Testing and Feedback

Development was iterative from the start. Working closely with the program director throughout the build, early sessions surfaced structural decisions that shaped the entire system. What started as prompt refinement quickly became architecture refinement — each round of testing revealed something about how the system needed to be structured, not just what it needed to say.

These included:

  • The realization that a single shared template could serve multiple programs

  • Resource libraries were more scalable than embedded content

  • Certain programs needed fundamentally different section structures than others

  • Dozens of formatting iterations

The system was validated live during a group onboarding session with the full instructor team and leadership. One participant successfully generated a complete lesson plan in real time — confirming that a non-technical user could operate the system independently with minimal guidance.

The session also revealed that the system's value extended beyond its original scope. A separate program leader recognized immediately that her own curriculum work could benefit from the same approach, prompting a conversation about expanding the template library to support her programming as well.

Live validation: A program leader reacts in real time as the system successfully generates her first complete lesson plan during the group onboarding session.

Client Testimonial:

He built an AI-powered program that allows all of us to create lesson plans for our franchise with remarkable ease and quality.

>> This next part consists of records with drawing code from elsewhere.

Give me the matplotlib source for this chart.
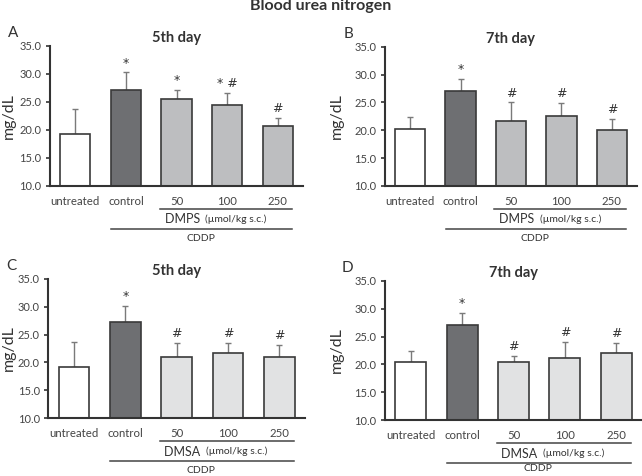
import numpy as np
import matplotlib
matplotlib.use("Agg")
import matplotlib.pyplot as plt

plt.rcParams['font.family'] = ['Lato', 'DejaVu Sans']

groups = ["untreated", "control", "50", "100", "250"]

# mean values (mg/dL) and upper error for each panel
a_mean = [19.2, 27.2, 25.5, 24.4, 20.7]
a_err = [4.6, 3.1, 1.7, 2.2, 1.5]
a_marks = ["", "*", "*", "* #", "#"]

b_mean = [20.2, 27.0, 21.6, 22.6, 20.1]
b_err = [2.1, 2.2, 3.4, 2.3, 1.9]
b_marks = ["", "*", "#", "#", "#"]

c_mean = [19.2, 27.2, 20.9, 21.75, 20.9]
c_err = [4.5, 3.0, 2.6, 1.75, 2.3]
c_marks = ["", "*", "#", "#", "#"]

d_mean = [20.4, 27.1, 20.4, 21.2, 22.0]
d_err = [2.0, 2.2, 1.1, 2.8, 1.9]
d_marks = ["", "*", "#", "#", "#"]

W, H = 642, 476
fig = plt.figure(figsize=(W / 100, H / 100), dpi=100)


def px_axes(left, right, top, bottom):
    return fig.add_axes([left / W, 1 - bottom / H, (right - left) / W, (bottom - top) / H])


def panel(ax, means, errs, marks, drug_color, drug, letter, day, ylab_x, cddp_y=-0.375):
    x = np.arange(len(groups))
    colors = ["white", "#6e6f72", drug_color, drug_color, drug_color]
    ax.bar(x, np.array(means) - 10, bottom=10, width=0.6, color=colors,
           edgecolor="#3a3a3a", linewidth=1.2, zorder=2)
    ax.errorbar(x, means, yerr=[np.zeros(len(errs)), errs], fmt="none",
                ecolor="#7a7a7a", elinewidth=1, capsize=2.5, capthick=1, zorder=1)
    for xi, m, e, s in zip(x, means, errs, marks):
        if s:
            ax.annotate(s, (xi, m + e), xytext=(0, 2), textcoords="offset points",
                        ha="center", va="bottom", fontsize=9, color="#333333",
                        family="DejaVu Sans")

    ax.set_xlim(-0.5, 4.5)
    ax.set_ylim(10, 35)
    ax.set_yticks(np.arange(10, 36, 5))
    ax.set_yticklabels([f"{v:.1f}" for v in np.arange(10, 36, 5)], fontsize=8, color="#444444")
    ax.set_xticks(x)
    ax.set_xticklabels(groups, fontsize=8.2, color="#444444")
    ax.tick_params(axis="x", length=0, pad=7)
    ax.tick_params(axis="y", direction="out", length=3, width=1.2, color="#333333", pad=3)
    for s in ["top", "right"]:
        ax.spines[s].set_visible(False)
    for s in ["left", "bottom"]:
        ax.spines[s].set_color("#333333")
        ax.spines[s].set_linewidth(1.5)
    ax.set_ylabel("mg/dL", fontsize=11.5, color="#333333")
    ax.yaxis.set_label_coords(ylab_x, 0.5)
    ax.set_title(day, fontsize=10.5, fontweight="bold", color="#333333", pad=3)
    ax.text(-0.145, 1.09, letter, transform=ax.transAxes, fontsize=11,
            color="#333333", ha="center", va="center")

    tr = ax.get_xaxis_transform()
    ax.plot([1.67, 4.29], [-0.164, -0.164], transform=tr, clip_on=False,
            color="#444444", linewidth=1.1)
    ax.plot([0.71, 4.29], [-0.309, -0.309], transform=tr, clip_on=False,
            color="#444444", linewidth=1.1)
    ax.text(2.53, -0.238, drug, transform=tr, ha="right", va="center",
            fontsize=9, color="#333333")
    ax.text(2.57, -0.238, "(µmol/kg s.c.)", transform=tr, ha="left", va="center",
            fontsize=7.5, color="#333333")
    ax.text(2.48, cddp_y, "CDDP", transform=tr, ha="center", va="center",
            fontsize=7.5, color="#333333")


ax_a = px_axes(50, 303, 46, 186)
ax_b = px_axes(385, 637, 46.7, 186)
ax_c = px_axes(48.3, 305, 278.7, 418.3)
ax_d = px_axes(385, 642, 280.7, 420.3)

panel(ax_a, a_mean, a_err, a_marks, "#bdbec0", "DMPS ", "A", "5th day", -0.135)
panel(ax_b, b_mean, b_err, b_marks, "#bdbec0", "DMPS ", "B", "7th day", -0.163)
panel(ax_c, c_mean, c_err, c_marks, "#e1e2e3", "DMSA ", "C", "5th day", -0.128)
panel(ax_d, d_mean, d_err, d_marks, "#e1e2e3", "DMSA ", "D", "7th day", -0.16, -0.345)

fig.text(0.5, 1 - 6 / H, "Blood urea nitrogen", ha="center", va="center",
         fontsize=11.5, fontweight="bold", color="#333333")

fig.savefig("out.png", dpi=100)
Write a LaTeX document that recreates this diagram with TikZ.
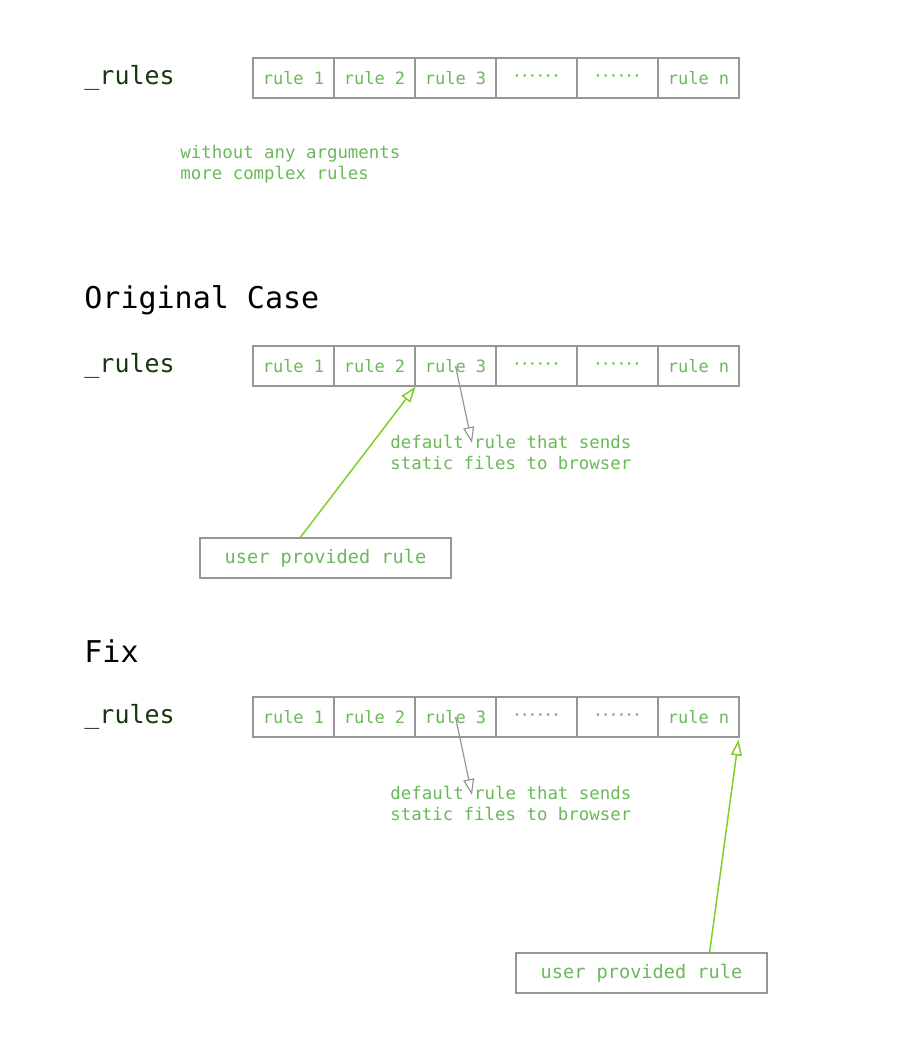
\documentclass[tikz,border=0pt]{standalone}
\usepackage{fontspec}
\setmonofont{DejaVu Sans Mono}
\usetikzlibrary{calc,arrows.meta}

\definecolor{notegreen}{RGB}{106,184,90}
\definecolor{dkgreen}{RGB}{22,54,14}
\definecolor{arrowgreen}{RGB}{126,206,40}
\definecolor{cellgray}{RGB}{150,150,150}

\begin{document}
\begin{tikzpicture}[x=0.5pt,y=-0.5pt,>={Triangle[open,length=8pt,width=5.5pt]},
  cell/.style={draw=cellgray,line width=0.55pt,minimum width=40.5pt,minimum height=20pt,inner sep=0pt,
    font=\ttfamily\fontsize{8.5}{10}\selectfont,text=notegreen},
  note/.style={anchor=west,align=left,inner sep=0pt,text=notegreen,font=\ttfamily\fontsize{8.7}{10.5}\selectfont},
  title/.style={anchor=west,inner sep=0pt,font=\ttfamily\fontsize{15}{18}\selectfont},
  listname/.style={anchor=west,inner sep=0pt,text=dkgreen,font=\ttfamily\fontsize{12.5}{15}\selectfont},
  userbox/.style={draw=cellgray,line width=0.55pt,minimum width=125.5pt,minimum height=20pt,inner sep=0pt,
    text=notegreen,font=\ttfamily\fontsize{9.3}{11}\selectfont}]
\useasboundingbox (0,0) rectangle (900,1050);

% the three lists of rules
\foreach \row/\y in {a/78,b/366,c/717}{
  \node[listname] (name_\row) at (84,\y) {\_rules};
  \foreach \lab [count=\i] in {rule 1,rule 2,rule 3,{\bfseries\fontsize{6.5}{6.5}\selectfont ······},{\bfseries\fontsize{6.5}{6.5}\selectfont ······},rule n}
    \node[cell] (cell_\row\i) at (293.5+81*\i-81,\y) {\raisebox{-1pt}{\lab}};
}

\node[note] (args_a) at (180,164.5) {without any arguments\\more complex rules};

% original case
\node[title] (orig) at (84,300) {Original Case};
\node[note] (def_b) at (390,452.5) {default rule that sends\\static files to browser};
\node[userbox] (user_b) at (325.5,558) {user provided rule};
\coordinate (tip_b) at (472,443);
\draw[cellgray,line width=0.6pt,->] (cell_b3.center) -- (tip_b);
\draw[arrowgreen,line width=0.75pt,->] ($(user_b.north west)!0.4!(user_b.north east)$) -- (cell_b2.south east);

% fix
\node[title] (fix) at (84,651) {Fix};
\node[note] (def_c) at (390,803.5) {default rule that sends\\static files to browser};
\node[userbox] (user_c) at (641.5,973) {user provided rule};
\coordinate (tip_c) at (472,795);
\draw[cellgray,line width=0.6pt,->] (cell_c3.center) -- (tip_c);
\draw[arrowgreen,line width=0.75pt,->] ($(user_c.north west)!0.77!(user_c.north east)$) -- ($(cell_c6.south east)+(-1,2)$);
\end{tikzpicture}
\end{document}
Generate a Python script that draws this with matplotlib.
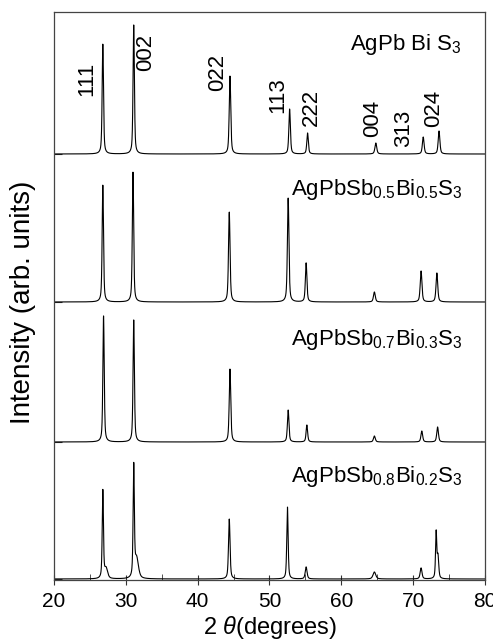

— Diane Jarmolow, Ballroom Dance Business Consultant and Educator

Reflection

This project revealed that system design and end-user training are inseparable. Early assumptions about user lesson note quality proved incomplete. That is, instructors needed guidance on what input produces the best output. That insight points to a natural next phase: a coaching or training layer that helps users provide thorough, high-quality notes before generation begins.

The Claude Project framework solved the immediate scalability challenge, and Claude Team deployment was a natural next step, but the long-term vision is a web app built on APIs with authentication and independent maintenance. That would remove the reliance on Claude Team infrastructure and unlock true scaling across multiple franchises or organizations.

Three additional programs are currently in scope or under consideration, each bringing different structural demands. That expansion will test whether the modular architecture holds under real complexity — and will likely surface refinements that make the system even more robust.

What energized this work most was the iteration itself — testing assumptions against reality, watching the system improve with each round of feedback, and finally placing it in the hands of instructors who could use it to work faster and better. That cycle of build, test, refine, and train is where the real value emerges. It's also the foundation for everything that comes next.